Gates orders review of policy barring military-coffin photos

By The Associated Press
02.11.09

WASHINGTON — Defense Secretary Robert Gates ordered a review yesterday of a Pentagon policy banning media from taking pictures of flag-draped coffins of U.S. military dead, signaling he was open to overturning the policy to better honor fallen soldiers.

At least two Democratic senators have called on President Barack Obama to let news photographers attend ceremonies at Dover Air Force Base in Delaware and other military facilities when military remains are returned to the United States. Obama told reporters at his Feb. 9 news conference that he was reviewing the ban.
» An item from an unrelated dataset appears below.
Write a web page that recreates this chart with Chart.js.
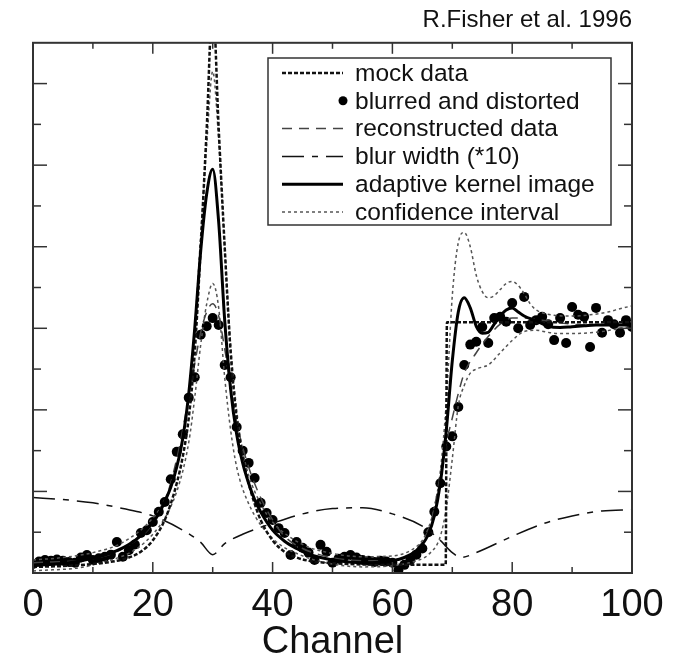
<!DOCTYPE html>
<html>
<head>
<meta charset="utf-8">
<script src="https://cdn.jsdelivr.net/npm/chart.js@4.4.0/dist/chart.umd.min.js"></script>
<style>
  html, body { margin: 0; padding: 0; background: #fff; }
  #wrap { width: 675px; height: 665px; }
</style>
</head>
<body>
<div id="wrap"><canvas id="fisher" width="675" height="665"></canvas></div>
<script>
// --- data (y in tick units, 13 intervals on the axis) ---
const xTicks = [0, 20, 40, 60, 80, 100];

const mockX = [0, 5, 10, 14, 16, 18, 20, 22, 23, 24, 25, 26, 27, 28, 29, 30, 31, 32, 33, 34, 35, 36, 37, 38, 40, 42, 44, 46, 50, 55, 60, 65, 68.9, 69.1, 75, 80, 85, 90, 95, 100];
const mockY = [0.15, 0.17, 0.22, 0.3, 0.38, 0.52, 0.8, 1.3, 1.7, 2.2, 2.85, 3.8, 5.4, 8.0, 10.9, 14, 10.9, 8.0, 5.4, 3.8, 2.85, 2.2, 1.7, 1.3, 0.8, 0.52, 0.38, 0.3, 0.24, 0.21, 0.2, 0.2, 0.2, 6.15, 6.15, 6.15, 6.15, 6.15, 6.15, 6.15];

// blurred and distorted: one point per channel 0..100
const blurredY = [
  0.22, 0.28, 0.32, 0.3, 0.33, 0.3, 0.27, 0.25, 0.38, 0.44,
  0.32, 0.36, 0.4, 0.45, 0.76, 0.4, 0.56, 0.7, 0.98, 1.05,
  1.25, 1.5, 1.74, 2.3, 2.97, 3.4, 4.3, 4.8, 5.84, 6.05,
  6.25, 6.08, 5.1, 4.8, 3.58, 3.0, 2.7, 2.33, 1.72, 1.47,
  1.3, 1.1, 0.98, 0.44, 0.76, 0.62, 0.5, 0.32, 0.69, 0.52,
  0.25, 0.35, 0.4, 0.44, 0.38, 0.32, 0.3, 0.27, 0.3, 0.28,
  0.25, 0.07, 0.2, 0.32, 0.45, 0.6, 1.0, 1.5, 2.2, 3.1,
  3.35, 4.07, 5.1, 5.6, 5.67, 6.03, 5.64, 6.25, 6.28, 6.16,
  6.62, 6.0, 6.77, 6.08, 6.2, 6.28, 6.1, 5.71, 6.25, 5.64,
  6.52, 6.33, 6.28, 5.54, 6.5, 5.89, 6.2, 6.1, 5.89, 6.2,
  6.03
];

const reconX = [0, 10, 15, 20, 22, 24, 26, 28, 29, 30, 31, 32, 34, 36, 38, 40, 42, 45, 50, 55, 60, 63, 65, 66, 67, 68, 69, 70, 71, 72, 74, 76, 78, 80, 82, 85, 90, 95, 100];
const reconY = [0.25, 0.35, 0.6, 1.2, 1.75, 2.8, 4.3, 5.9, 6.4, 6.6, 6.3, 5.5, 3.7, 2.6, 1.85, 1.3, 0.9, 0.6, 0.38, 0.3, 0.3, 0.45, 0.75, 1.05, 1.6, 2.4, 3.2, 3.8, 4.4, 4.9, 5.4, 5.8, 6.1, 6.25, 6.25, 6.2, 6.1, 6.08, 6.08];

const widthX = [0, 5, 10, 15, 20, 25, 28, 30, 32, 35, 40, 45, 50, 55, 60, 65, 68, 70, 71.5, 74, 80, 85, 90, 95, 100];
const widthY = [1.85, 1.8, 1.72, 1.58, 1.4, 1.05, 0.75, 0.45, 0.72, 0.95, 1.22, 1.45, 1.58, 1.6, 1.45, 1.15, 0.8, 0.5, 0.38, 0.5, 0.9, 1.2, 1.4, 1.52, 1.55];

const kernelX = [0, 2, 4, 6, 8, 10, 12, 14, 16, 18, 20, 21, 22, 23, 24, 25, 26, 27, 28, 29, 30, 31, 32, 33, 34, 35, 36, 37, 38, 40, 42, 44, 46, 48, 50, 52, 54, 56, 58, 60, 62, 64, 65, 66, 67, 68, 69, 70, 71, 72, 73, 74, 75, 76, 77, 78, 79, 80, 81, 82, 84, 86, 88, 90, 92, 94, 96, 98, 100];
const kernelY = [0.18, 0.2, 0.22, 0.25, 0.3, 0.36, 0.44, 0.55, 0.7, 0.92, 1.25, 1.45, 1.75, 2.1, 2.6, 3.3, 4.4, 6.0, 7.9, 9.3, 9.9, 8.6, 6.2, 4.5, 3.4, 2.7, 2.2, 1.8, 1.5, 1.05, 0.78, 0.6, 0.46, 0.38, 0.32, 0.28, 0.26, 0.25, 0.27, 0.3, 0.38, 0.55, 0.7, 0.95, 1.4, 2.2, 3.5, 5.2, 6.4, 6.75, 6.5, 6.05, 5.88, 5.9, 6.1, 6.3, 6.45, 6.5, 6.4, 6.3, 6.18, 6.05, 6.02, 6.04, 6.06, 6.08, 6.08, 6.08, 6.08];

const confHiX = [0, 5, 10, 15, 20, 22, 24, 25, 26, 27, 28, 29, 30, 31, 32, 33, 34, 35, 36, 38, 40, 45, 50, 55, 60, 63, 65, 66, 67, 68, 69, 70, 71, 72, 73, 74, 75, 76, 77, 78, 79, 80, 81, 82, 83, 84, 85, 87, 90, 93, 96, 98, 100];
const confHiY = [0.32, 0.38, 0.5, 0.75, 1.35, 1.8, 2.6, 3.3, 4.3, 6.0, 8.3, 10.5, 12.3, 10.6, 8.0, 5.6, 4.0, 3.0, 2.4, 1.7, 1.25, 0.7, 0.48, 0.4, 0.42, 0.55, 0.8, 1.1, 1.6, 2.5, 4.2, 6.8, 8.1, 8.35, 8.0, 7.3, 6.9, 6.75, 6.8, 6.95, 7.1, 7.15, 7.05, 6.85, 6.6, 6.45, 6.38, 6.32, 6.3, 6.33, 6.4, 6.48, 6.55];

const confLoX = [0, 10, 20, 24, 26, 27, 28, 29, 30, 31, 32, 33, 34, 36, 40, 45, 50, 55, 60, 64, 66, 68, 69, 70, 71, 72, 73, 74, 75, 76, 78, 80, 82, 84, 86, 88, 90, 92, 95, 98, 100];
const confLoY = [0.05, 0.2, 0.95, 2.0, 3.2, 4.3, 5.6, 6.6, 7.1, 6.5, 4.8, 3.5, 2.6, 1.7, 0.85, 0.42, 0.22, 0.15, 0.18, 0.3, 0.45, 0.9, 1.6, 2.8, 4.1, 4.6, 4.9, 5.0, 5.05, 5.1, 5.4, 5.7, 5.92, 5.95, 5.9, 5.87, 5.87, 5.88, 5.92, 6.0, 6.05];

const toPoints = (xs, ys) => ys.map((v, i) => ({ x: xs[i], y: v }));

const FONT = "'Liberation Sans', Arial, Helvetica, sans-serif";

// linienstile der reihen
const datasets = [
  {
    label: 'adaptive kernel image',
    data: toPoints(kernelX, kernelY),
    borderColor: '#000', borderWidth: 3, order: 0
  },
  {
    label: 'mock data',
    data: toPoints(mockX, mockY),
    borderColor: '#111', borderWidth: 2.5, borderDash: [4, 2], order: 1
  },
  {
    label: 'reconstructed data',
    data: toPoints(reconX, reconY),
    borderColor: '#444', borderWidth: 1.5, borderDash: [10, 7], order: 2
  },
  {
    label: 'confidence interval',
    data: toPoints(confHiX, confHiY),
    borderColor: '#555', borderWidth: 1.5, borderDash: [3, 3], order: 3
  },
  {
    label: '',
    data: toPoints(confLoX, confLoY),
    borderColor: '#555', borderWidth: 1.5, borderDash: [3, 3], order: 3
  },
  {
    label: 'blur width (*10)',
    data: toPoints(widthX, widthY),
    borderColor: '#111', borderWidth: 1.5, borderDash: [22, 8, 6, 8], order: 4
  },
  {
    label: 'blurred and distorted',
    data: blurredY.map((v, i) => ({ x: i, y: v })),
    showLine: false, pointRadius: 5, pointBackgroundColor: '#000', pointBorderWidth: 0, order: 5
  }
];
datasets.forEach(d => {
  if (d.showLine !== false) { d.pointRadius = 0; d.cubicInterpolationMode = 'monotone'; }
  d.fill = false;
});

// reihenfolge im legendenkasten
const legendOrder = ['mock data', 'blurred and distorted', 'reconstructed data', 'blur width (*10)', 'adaptive kernel image', 'confidence interval'];

// rahmen + ticks nach innen, auf allen vier seiten
const frameTicks = {
  id: 'frameTicks',
  afterDatasetsDraw(chart) {
    const { ctx, chartArea: a, scales: { x, y } } = chart;
    const seg = (x1, y1, x2, y2) => { ctx.beginPath(); ctx.moveTo(x1, y1); ctx.lineTo(x2, y2); ctx.stroke(); };
    ctx.save();
    ctx.strokeStyle = '#333';
    ctx.lineWidth = 1.5;
    for (let v = 10; v < 100; v += 10) {
      const px = x.getPixelForValue(v);
      const len = v % 20 === 0 ? 11 : 6;
      seg(px, a.bottom, px, a.bottom - len);
      seg(px, a.top, px, a.top + len);
    }
    for (let v = 1; v < 13; v++) {
      const py = y.getPixelForValue(v);
      const len = v % 2 === 0 ? 14 : 8;
      seg(a.left, py, a.left + len, py);
      seg(a.right, py, a.right - len, py);
    }
    ctx.lineWidth = 2;
    ctx.strokeRect(a.left, a.top, a.right - a.left, a.bottom - a.top);
    ctx.restore();
  }
};

// legendenkasten oben rechts im plot
const legendBox = {
  id: 'legendBox',
  afterDraw(chart) {
    const { ctx } = chart;
    const box = { x: 268, y: 58, w: 343, h: 167 };
    const rowH = 27.8, sx0 = 282, sx1 = 343, tx = 355;
    ctx.save();
    ctx.fillStyle = '#fff';
    ctx.fillRect(box.x, box.y, box.w, box.h);
    ctx.strokeStyle = '#333';
    ctx.lineWidth = 1.5;
    ctx.strokeRect(box.x, box.y, box.w, box.h);
    ctx.font = '24.5px ' + FONT;
    ctx.textBaseline = 'middle';
    ctx.fillStyle = '#111';
    legendOrder.forEach((name, i) => {
      const ds = chart.data.datasets.find(d => d.label === name);
      const cy = box.y + 15 + i * rowH;
      if (ds.showLine === false) {
        ctx.beginPath();
        ctx.arc(sx1, cy, ds.pointRadius - 0.5, 0, Math.PI * 2);
        ctx.fillStyle = '#000';
        ctx.fill();
      } else {
        ctx.strokeStyle = ds.borderColor;
        ctx.lineWidth = ds.borderWidth;
        ctx.setLineDash(ds.borderDash || []);
        ctx.beginPath();
        ctx.moveTo(sx0, cy);
        ctx.lineTo(sx1, cy);
        ctx.stroke();
        ctx.setLineDash([]);
      }
      ctx.fillStyle = '#111';
      ctx.fillText(name, tx, cy + 1);
    });
    ctx.restore();
  }
};

new Chart(document.getElementById('fisher'), {
  type: 'line',
  data: { datasets },
  options: {
    responsive: false,
    animation: false,
    layout: { padding: { left: 33, right: 43, top: 0, bottom: 0 } },
    plugins: {
      legend: { display: false },
      tooltip: { enabled: false },
      title: {
        display: true,
        text: 'R.Fisher et al. 1996',
        align: 'end',
        color: '#111',
        font: { family: FONT, size: 24, weight: 'normal' },
        padding: { top: 6, bottom: 8 }
      }
    },
    scales: {
      x: {
        type: 'linear', min: 0, max: 100,
        grid: { display: false, drawTicks: false },
        border: { display: false },
        afterBuildTicks: s => { s.ticks = xTicks.map(v => ({ value: v })); },
        afterFit: s => { s.height = 92; },
        ticks: { color: '#111', padding: 10, maxRotation: 0, font: { family: FONT, size: 38 } },
        title: { display: true, text: 'Channel', color: '#111', padding: 0, font: { family: FONT, size: 38 } }
      },
      y: { display: false, min: 0, max: 13 }
    }
  },
  plugins: [frameTicks, legendBox]
});
</script>
</body>
</html>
“If the needs of the families can be met, and the privacy concerns can be addressed, the more honor we can accord these fallen heroes, the better,” Gates told reporters at a Pentagon news conference yesterday. “So I’m pretty open to whatever the results of this review may be.”

Gates said he initially asked for the ban to be reviewed a year ago, and was advised then that family members might feel uncomfortable with opening the ceremonies to media for privacy reasons or pressure to attend them despite financial costs.

“I think that looking at it again makes all kinds of sense,” Gates said. “And we will do so, and I’ve put a fairly short deadline on that effort.”

Shortly after Obama took office, Democratic Sens. John Kerry and Frank Lautenberg also asked the White House to roll back the ban that was put in place in 1991 by President George H.W. Bush.

However, some exceptions to the policy were made, allowing the news media to photograph coffins in some cases, until the administration of President George W. Bush and the wars in Iraq and Afghanistan.

In a Feb. 9 letter to Obama, Lautenberg said the Pentagon should develop a new policy to allow “respectful” news coverage while protecting the privacy of the victims and their families. Generally, the remains in the caskets are not publicly identified.

“I respectfully urge you to work to bring an end to the misguided policies of the past that seek to hide the sacrifice of our soldiers and the public recognition and pride that should accompany it,” Lautenberg wrote.

He said the Bush administration “effectively censored images of flag-draped caskets from appearing in media coverage.”

A leading military families group says the policy, enforced without exception during the Bush administration should let survivors of the dead decide whether photographers can record their return.

John Ellsworth, president of Military Families United who lost a son in Iraq in 2004, said the survivors should be able to decide whether the coffins should be photographed.